Each line that includes the string "chart" counts once; give the total and nothing else.
## Begin Data shown
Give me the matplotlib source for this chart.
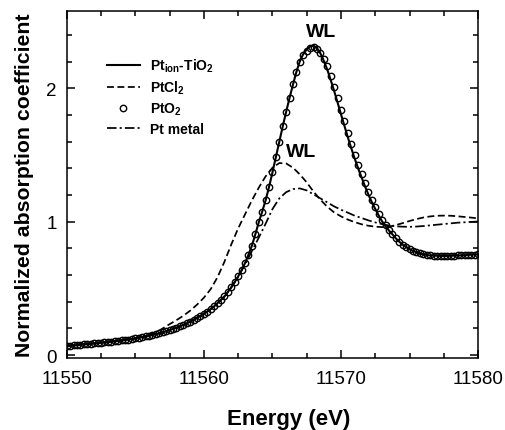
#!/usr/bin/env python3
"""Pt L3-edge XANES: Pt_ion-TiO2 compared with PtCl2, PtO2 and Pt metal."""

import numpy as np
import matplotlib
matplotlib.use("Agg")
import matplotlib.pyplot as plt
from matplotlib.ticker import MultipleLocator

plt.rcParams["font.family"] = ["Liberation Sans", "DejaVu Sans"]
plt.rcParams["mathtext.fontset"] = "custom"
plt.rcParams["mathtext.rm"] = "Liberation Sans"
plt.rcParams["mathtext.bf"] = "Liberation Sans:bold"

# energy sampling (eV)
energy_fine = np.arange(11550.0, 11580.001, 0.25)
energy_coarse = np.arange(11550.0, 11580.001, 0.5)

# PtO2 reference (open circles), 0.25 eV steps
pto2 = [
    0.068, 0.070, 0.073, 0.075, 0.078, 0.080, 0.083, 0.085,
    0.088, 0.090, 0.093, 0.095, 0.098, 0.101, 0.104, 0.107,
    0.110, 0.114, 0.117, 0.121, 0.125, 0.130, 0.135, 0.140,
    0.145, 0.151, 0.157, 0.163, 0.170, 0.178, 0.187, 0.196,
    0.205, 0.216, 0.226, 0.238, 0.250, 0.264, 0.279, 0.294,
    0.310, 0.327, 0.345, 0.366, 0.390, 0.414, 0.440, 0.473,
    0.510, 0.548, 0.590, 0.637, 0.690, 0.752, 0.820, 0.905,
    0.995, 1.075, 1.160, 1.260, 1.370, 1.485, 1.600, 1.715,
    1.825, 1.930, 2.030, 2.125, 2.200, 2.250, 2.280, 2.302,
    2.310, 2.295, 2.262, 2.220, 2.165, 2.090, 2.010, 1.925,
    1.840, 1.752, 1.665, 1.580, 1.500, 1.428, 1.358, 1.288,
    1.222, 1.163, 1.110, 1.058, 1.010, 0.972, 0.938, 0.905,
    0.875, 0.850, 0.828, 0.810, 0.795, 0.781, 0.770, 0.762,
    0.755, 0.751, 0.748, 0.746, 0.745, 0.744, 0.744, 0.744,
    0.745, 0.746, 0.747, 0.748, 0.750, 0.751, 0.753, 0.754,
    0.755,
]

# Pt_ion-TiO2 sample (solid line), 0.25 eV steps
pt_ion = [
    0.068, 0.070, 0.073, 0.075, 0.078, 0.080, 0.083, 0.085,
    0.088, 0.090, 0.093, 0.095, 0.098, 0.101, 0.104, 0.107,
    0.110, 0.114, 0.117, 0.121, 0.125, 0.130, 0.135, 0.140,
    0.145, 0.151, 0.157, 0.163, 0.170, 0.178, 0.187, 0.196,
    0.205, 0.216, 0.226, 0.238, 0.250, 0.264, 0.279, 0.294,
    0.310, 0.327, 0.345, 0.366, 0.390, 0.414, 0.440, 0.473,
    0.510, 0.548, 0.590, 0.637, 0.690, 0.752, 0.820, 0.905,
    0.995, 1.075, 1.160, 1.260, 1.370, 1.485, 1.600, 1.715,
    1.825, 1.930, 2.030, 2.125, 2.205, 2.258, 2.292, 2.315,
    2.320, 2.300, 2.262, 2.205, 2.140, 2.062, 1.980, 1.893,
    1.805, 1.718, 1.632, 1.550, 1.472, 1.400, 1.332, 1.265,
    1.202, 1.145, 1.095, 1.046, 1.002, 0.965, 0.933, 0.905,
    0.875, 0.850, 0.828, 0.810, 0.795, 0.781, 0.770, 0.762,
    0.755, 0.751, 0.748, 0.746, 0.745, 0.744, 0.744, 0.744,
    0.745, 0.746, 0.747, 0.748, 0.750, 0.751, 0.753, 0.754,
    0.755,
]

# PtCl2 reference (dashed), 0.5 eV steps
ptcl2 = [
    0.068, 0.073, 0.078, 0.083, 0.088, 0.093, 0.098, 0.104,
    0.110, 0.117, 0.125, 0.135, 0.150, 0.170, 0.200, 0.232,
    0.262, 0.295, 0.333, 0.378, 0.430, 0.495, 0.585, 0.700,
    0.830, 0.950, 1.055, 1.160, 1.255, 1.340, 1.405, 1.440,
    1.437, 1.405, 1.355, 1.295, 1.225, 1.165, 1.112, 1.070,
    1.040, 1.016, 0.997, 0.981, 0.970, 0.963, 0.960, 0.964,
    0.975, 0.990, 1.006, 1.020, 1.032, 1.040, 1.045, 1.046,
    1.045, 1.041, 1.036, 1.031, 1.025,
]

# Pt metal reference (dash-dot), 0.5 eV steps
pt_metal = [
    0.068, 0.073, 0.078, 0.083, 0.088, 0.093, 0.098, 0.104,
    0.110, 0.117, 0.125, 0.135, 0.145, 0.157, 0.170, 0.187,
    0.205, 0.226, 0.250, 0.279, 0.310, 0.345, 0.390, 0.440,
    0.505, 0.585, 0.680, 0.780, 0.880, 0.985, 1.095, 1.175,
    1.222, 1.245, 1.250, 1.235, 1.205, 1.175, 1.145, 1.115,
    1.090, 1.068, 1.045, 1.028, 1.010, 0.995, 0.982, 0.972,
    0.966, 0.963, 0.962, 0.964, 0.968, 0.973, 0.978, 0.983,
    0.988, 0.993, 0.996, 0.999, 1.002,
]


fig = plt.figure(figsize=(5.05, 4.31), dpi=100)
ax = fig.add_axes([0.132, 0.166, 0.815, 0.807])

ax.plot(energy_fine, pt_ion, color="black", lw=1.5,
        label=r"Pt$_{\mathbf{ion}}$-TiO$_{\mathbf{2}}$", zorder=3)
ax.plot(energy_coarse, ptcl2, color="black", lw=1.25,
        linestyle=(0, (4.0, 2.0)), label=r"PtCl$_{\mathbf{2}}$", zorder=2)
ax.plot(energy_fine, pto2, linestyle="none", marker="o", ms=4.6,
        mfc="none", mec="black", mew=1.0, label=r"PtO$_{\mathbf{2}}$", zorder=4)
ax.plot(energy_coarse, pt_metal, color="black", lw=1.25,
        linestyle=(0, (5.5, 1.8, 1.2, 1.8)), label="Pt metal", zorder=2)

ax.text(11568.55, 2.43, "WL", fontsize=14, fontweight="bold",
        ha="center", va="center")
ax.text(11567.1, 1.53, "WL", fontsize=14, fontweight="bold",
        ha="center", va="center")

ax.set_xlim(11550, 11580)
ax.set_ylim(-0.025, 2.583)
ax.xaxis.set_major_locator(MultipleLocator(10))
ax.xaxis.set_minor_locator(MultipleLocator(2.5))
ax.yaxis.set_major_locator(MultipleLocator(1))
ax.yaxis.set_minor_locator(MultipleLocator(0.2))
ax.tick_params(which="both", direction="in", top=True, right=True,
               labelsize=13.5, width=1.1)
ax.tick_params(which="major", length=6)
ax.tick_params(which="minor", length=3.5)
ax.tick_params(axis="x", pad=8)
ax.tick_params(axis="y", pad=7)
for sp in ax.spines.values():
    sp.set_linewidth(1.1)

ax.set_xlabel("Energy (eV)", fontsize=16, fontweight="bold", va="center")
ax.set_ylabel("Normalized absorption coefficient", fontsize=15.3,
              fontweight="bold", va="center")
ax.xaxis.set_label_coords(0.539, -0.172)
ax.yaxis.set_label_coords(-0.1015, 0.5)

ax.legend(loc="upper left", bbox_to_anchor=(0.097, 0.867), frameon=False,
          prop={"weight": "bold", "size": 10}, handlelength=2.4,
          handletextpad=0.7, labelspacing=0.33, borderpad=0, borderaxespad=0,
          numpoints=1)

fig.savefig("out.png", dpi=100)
## End Data shown
◆ **Completed exercise**:
1